- [REQUIRED TASK] Without the images, write out the whole listing exactly.

- [RECORDED INFORMATION]
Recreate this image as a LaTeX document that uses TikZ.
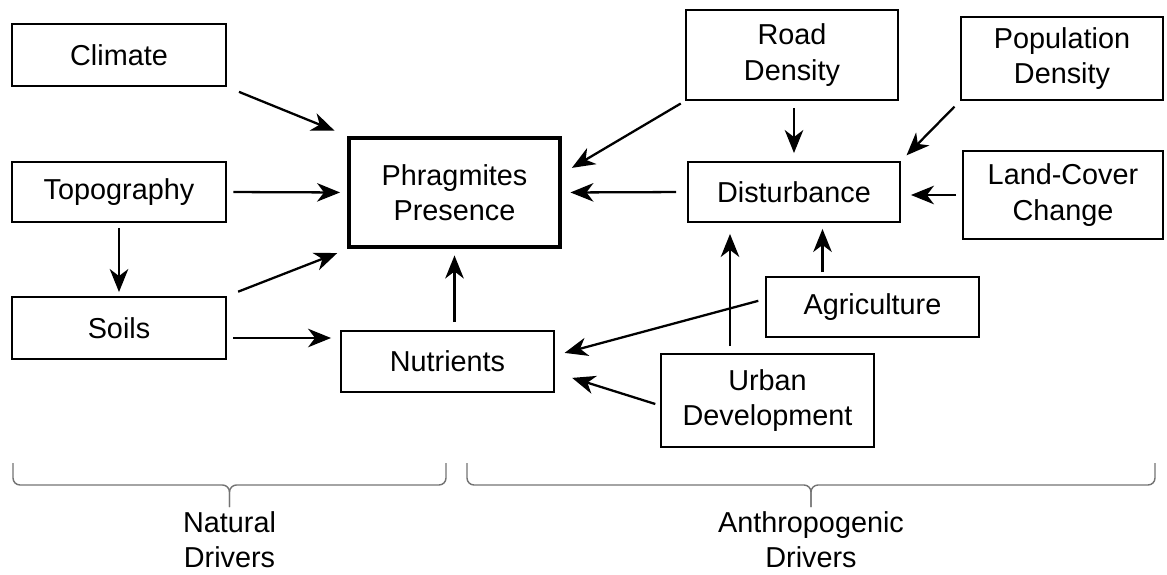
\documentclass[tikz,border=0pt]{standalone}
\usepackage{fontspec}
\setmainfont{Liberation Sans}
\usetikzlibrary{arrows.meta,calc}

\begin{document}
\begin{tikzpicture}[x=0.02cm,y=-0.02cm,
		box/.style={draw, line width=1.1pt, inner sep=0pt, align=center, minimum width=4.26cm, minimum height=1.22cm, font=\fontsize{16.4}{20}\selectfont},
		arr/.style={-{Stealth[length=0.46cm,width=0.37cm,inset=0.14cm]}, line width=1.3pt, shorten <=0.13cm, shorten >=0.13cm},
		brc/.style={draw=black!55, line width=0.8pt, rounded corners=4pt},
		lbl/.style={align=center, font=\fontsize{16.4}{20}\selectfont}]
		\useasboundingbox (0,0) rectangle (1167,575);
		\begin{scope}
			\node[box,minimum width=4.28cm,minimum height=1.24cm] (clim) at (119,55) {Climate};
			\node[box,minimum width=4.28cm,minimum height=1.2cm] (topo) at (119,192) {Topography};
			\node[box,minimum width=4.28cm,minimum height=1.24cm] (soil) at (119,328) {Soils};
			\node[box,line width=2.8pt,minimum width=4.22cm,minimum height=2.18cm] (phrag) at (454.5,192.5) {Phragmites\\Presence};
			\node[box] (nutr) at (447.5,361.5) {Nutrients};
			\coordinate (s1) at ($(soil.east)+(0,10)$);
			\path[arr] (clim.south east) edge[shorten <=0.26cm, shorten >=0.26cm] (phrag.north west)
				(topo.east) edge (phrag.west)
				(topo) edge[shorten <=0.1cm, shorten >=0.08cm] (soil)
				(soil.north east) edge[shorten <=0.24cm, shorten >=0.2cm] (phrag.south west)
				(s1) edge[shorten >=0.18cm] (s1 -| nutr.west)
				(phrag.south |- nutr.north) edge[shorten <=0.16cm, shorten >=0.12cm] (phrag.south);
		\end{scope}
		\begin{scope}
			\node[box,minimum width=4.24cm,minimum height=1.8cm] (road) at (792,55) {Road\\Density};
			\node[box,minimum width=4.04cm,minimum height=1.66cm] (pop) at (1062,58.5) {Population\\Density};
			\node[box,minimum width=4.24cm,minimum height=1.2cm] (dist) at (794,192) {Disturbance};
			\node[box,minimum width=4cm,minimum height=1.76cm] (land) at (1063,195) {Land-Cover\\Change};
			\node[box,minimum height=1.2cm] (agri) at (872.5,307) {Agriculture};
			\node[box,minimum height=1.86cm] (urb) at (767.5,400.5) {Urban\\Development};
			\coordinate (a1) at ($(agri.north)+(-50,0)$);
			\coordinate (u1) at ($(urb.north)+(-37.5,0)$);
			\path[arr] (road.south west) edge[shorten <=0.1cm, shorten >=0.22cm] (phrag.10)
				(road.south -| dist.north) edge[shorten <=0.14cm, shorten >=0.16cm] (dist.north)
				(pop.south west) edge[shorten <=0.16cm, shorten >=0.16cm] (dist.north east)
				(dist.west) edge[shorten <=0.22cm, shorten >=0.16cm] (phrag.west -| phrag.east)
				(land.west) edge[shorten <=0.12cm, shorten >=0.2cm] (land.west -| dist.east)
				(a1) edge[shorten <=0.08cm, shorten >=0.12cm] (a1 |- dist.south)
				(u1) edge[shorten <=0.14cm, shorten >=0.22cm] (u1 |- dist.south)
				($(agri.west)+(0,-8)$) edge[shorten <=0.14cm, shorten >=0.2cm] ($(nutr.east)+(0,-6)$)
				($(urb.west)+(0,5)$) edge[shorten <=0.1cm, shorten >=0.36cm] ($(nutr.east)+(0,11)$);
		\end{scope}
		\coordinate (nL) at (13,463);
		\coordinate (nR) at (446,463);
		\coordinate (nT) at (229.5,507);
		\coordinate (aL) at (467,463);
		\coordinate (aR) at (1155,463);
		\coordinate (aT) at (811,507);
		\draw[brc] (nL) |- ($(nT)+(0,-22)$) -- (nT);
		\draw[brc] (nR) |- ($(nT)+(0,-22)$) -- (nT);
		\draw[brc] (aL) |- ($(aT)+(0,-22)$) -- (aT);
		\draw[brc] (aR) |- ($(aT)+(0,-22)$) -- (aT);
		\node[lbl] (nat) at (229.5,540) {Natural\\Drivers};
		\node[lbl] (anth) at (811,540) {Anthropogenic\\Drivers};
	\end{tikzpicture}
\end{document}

- [SOLUTION TO THIS TASK]
Recreate this image as a LaTeX document that uses TikZ.
\documentclass[tikz,border=0pt]{standalone}
\usepackage{fontspec}
\setmainfont{Liberation Sans}
\usetikzlibrary{arrows.meta,calc}

\begin{document}
\begin{tikzpicture}[x=0.02cm,y=-0.02cm,
		box/.style={draw, line width=1.1pt, inner sep=0pt, align=center, minimum width=4.26cm, minimum height=1.22cm, font=\fontsize{16.4}{20}\selectfont},
		arr/.style={-{Stealth[length=0.46cm,width=0.37cm,inset=0.14cm]}, line width=1.3pt, shorten <=0.13cm, shorten >=0.13cm},
		brc/.style={draw=black!55, line width=0.8pt, rounded corners=4pt},
		lbl/.style={align=center, font=\fontsize{16.4}{20}\selectfont}]
		\useasboundingbox (0,0) rectangle (1167,575);
		\begin{scope}
			\node[box,minimum width=4.28cm,minimum height=1.24cm] (clim) at (119,55) {Climate};
			\node[box,minimum width=4.28cm,minimum height=1.2cm] (topo) at (119,192) {Topography};
			\node[box,minimum width=4.28cm,minimum height=1.24cm] (soil) at (119,328) {Soils};
			\node[box,line width=2.8pt,minimum width=4.22cm,minimum height=2.18cm] (phrag) at (454.5,192.5) {Phragmites\\Presence};
			\node[box] (nutr) at (447.5,361.5) {Nutrients};
			\coordinate (s1) at ($(soil.east)+(0,10)$);
			\path[arr] (clim.south east) edge[shorten <=0.26cm, shorten >=0.26cm] (phrag.north west)
				(topo.east) edge (phrag.west)
				(topo) edge[shorten <=0.1cm, shorten >=0.08cm] (soil)
				(soil.north east) edge[shorten <=0.24cm, shorten >=0.2cm] (phrag.south west)
				(s1) edge[shorten >=0.18cm] (s1 -| nutr.west)
				(phrag.south |- nutr.north) edge[shorten <=0.16cm, shorten >=0.12cm] (phrag.south);
		\end{scope}
		\begin{scope}
			\node[box,minimum width=4.24cm,minimum height=1.8cm] (road) at (792,55) {Road\\Density};
			\node[box,minimum width=4.04cm,minimum height=1.66cm] (pop) at (1062,58.5) {Population\\Density};
			\node[box,minimum width=4.24cm,minimum height=1.2cm] (dist) at (794,192) {Disturbance};
			\node[box,minimum width=4cm,minimum height=1.76cm] (land) at (1063,195) {Land-Cover\\Change};
			\node[box,minimum height=1.2cm] (agri) at (872.5,307) {Agriculture};
			\node[box,minimum height=1.86cm] (urb) at (767.5,400.5) {Urban\\Development};
			\coordinate (a1) at ($(agri.north)+(-50,0)$);
			\coordinate (u1) at ($(urb.north)+(-37.5,0)$);
			\path[arr] (road.south west) edge[shorten <=0.1cm, shorten >=0.22cm] (phrag.10)
				(road.south -| dist.north) edge[shorten <=0.14cm, shorten >=0.16cm] (dist.north)
				(pop.south west) edge[shorten <=0.16cm, shorten >=0.16cm] (dist.north east)
				(dist.west) edge[shorten <=0.22cm, shorten >=0.16cm] (phrag.west -| phrag.east)
				(land.west) edge[shorten <=0.12cm, shorten >=0.2cm] (land.west -| dist.east)
				(a1) edge[shorten <=0.08cm, shorten >=0.12cm] (a1 |- dist.south)
				(u1) edge[shorten <=0.14cm, shorten >=0.22cm] (u1 |- dist.south)
				($(agri.west)+(0,-8)$) edge[shorten <=0.14cm, shorten >=0.2cm] ($(nutr.east)+(0,-6)$)
				($(urb.west)+(0,5)$) edge[shorten <=0.1cm, shorten >=0.36cm] ($(nutr.east)+(0,11)$);
		\end{scope}
		\coordinate (nL) at (13,463);
		\coordinate (nR) at (446,463);
		\coordinate (nT) at (229.5,507);
		\coordinate (aL) at (467,463);
		\coordinate (aR) at (1155,463);
		\coordinate (aT) at (811,507);
		\draw[brc] (nL) |- ($(nT)+(0,-22)$) -- (nT);
		\draw[brc] (nR) |- ($(nT)+(0,-22)$) -- (nT);
		\draw[brc] (aL) |- ($(aT)+(0,-22)$) -- (aT);
		\draw[brc] (aR) |- ($(aT)+(0,-22)$) -- (aT);
		\node[lbl] (nat) at (229.5,540) {Natural\\Drivers};
		\node[lbl] (anth) at (811,540) {Anthropogenic\\Drivers};
	\end{tikzpicture}
\end{document}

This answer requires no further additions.